The criteria chosen are mean annual temperature, mean daily maximum temperature, mean daily minimum temperature, mean annual rainfall, length of dry season, amount of sunshine and mean annual relative humidity.

Temperature condition has a strong effect on oil palm growth and yield production.

Rainfall is the most important element of climate for growth of oil palm. The highest yields are obtained with the most favorable conditions. In areas where draught of 2-4 months’ duration occurs there is a tendency for large fluctuation in yield from year to year within a very low yield occurring at intervals of 4-6 years.

For the optimal oil palm production, sunshine should be constant and amount to be at least 5 hr·day-1 in all months and up to 7 hr·day-1 in some months [7]. Inadequate sunshine reduces net assimilation rate and production of female inflorescence. In some parts of Peninsular Malaysia the mean duration of sunshine is lower than 5 hr·day-1 during the early months of the north east monsoon season and this may affect oil palm yields.

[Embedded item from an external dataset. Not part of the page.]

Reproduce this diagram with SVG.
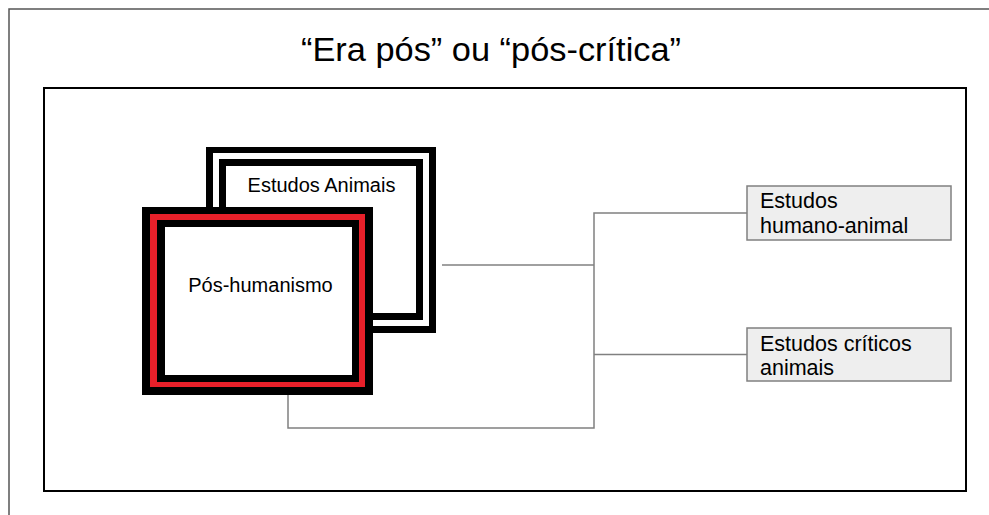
<svg xmlns="http://www.w3.org/2000/svg" width="989" height="515" viewBox="0 0 989 515">
<style>
text{font-family:"Liberation Sans",Arial,sans-serif;fill:#000}
.conn{fill:none;stroke:#808080;stroke-width:1.5}
.blk{fill:#000}
.wht{fill:#fff}
.red{fill:#e8202a}
.leaf{fill:#eeeeee;stroke:#808080;stroke-width:1.5}
.lbl{font-size:20px}
.leaftxt{font-size:21.5px}
</style>
<rect width="989" height="515" fill="#fff"/>
<path d="M9,515 V9 H989" fill="none" stroke="#555" stroke-width="1.5"/>
<text x="491" y="61" font-size="33" text-anchor="middle" textLength="380" lengthAdjust="spacingAndGlyphs">“Era pós” ou “pós-crítica”</text>
<rect x="44" y="88" width="922" height="403" fill="none" stroke="#000" stroke-width="2"/>
<g id="connectors">
<path class="conn" d="M442,265 H594"/>
<path class="conn" d="M288,395 V428 H594 V213 H747"/>
<path class="conn" d="M594,354.5 H747"/>
</g>
<g id="estudos-animais">
<rect class="blk" x="206" y="147" width="230" height="186"/>
<rect class="wht" x="213" y="153" width="216" height="173"/>
<rect class="blk" x="219" y="159" width="204" height="161"/>
<rect class="wht" x="226" y="166" width="190" height="147"/>
<text class="lbl" x="321.5" y="192" text-anchor="middle">Estudos Animais</text>
</g>
<g id="pos-humanismo">
<rect class="blk" x="142" y="207" width="231" height="188"/>
<rect class="red" x="150" y="214" width="215" height="173"/>
<rect class="blk" x="157" y="220" width="202" height="162"/>
<rect class="wht" x="165" y="227" width="187" height="148"/>
<text class="lbl" x="260.5" y="292" text-anchor="middle">Pós-humanismo</text>
</g>
<g id="estudos-humano-animal">
<rect class="leaf" x="747" y="186" width="204" height="54"/>
<text class="leaftxt" x="760" y="208">Estudos</text>
<text class="leaftxt" x="760" y="233">humano-animal</text>
</g>
<g id="estudos-criticos-animais">
<rect class="leaf" x="747" y="328" width="204" height="53"/>
<text class="leaftxt" x="760" y="351">Estudos críticos</text>
<text class="leaftxt" x="760" y="375">animais</text>
</g>
</svg>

Several new findings have been reported on the various aspects of the dominant role played by solar radiation in oil palm. Total annual radiation receive at 6.2 GJ·m-2 the interception and conversion of the photosynthetically active radiation (PAR) in the profile of mature palms derived from crosses and clines as examined by their varying extinction coefficients (K) under different environments in Malaysia has been reported [8-9]. The photosynthetically active radiation(PAR), interception the efficiency (e) of conversion to dry matter and the partitioning (p) of total dry matter to vegetative and reproduction tissues affected by agronomic treatments such as fertilizers, density, physiologically factors like respiration and age of palm[8, 10].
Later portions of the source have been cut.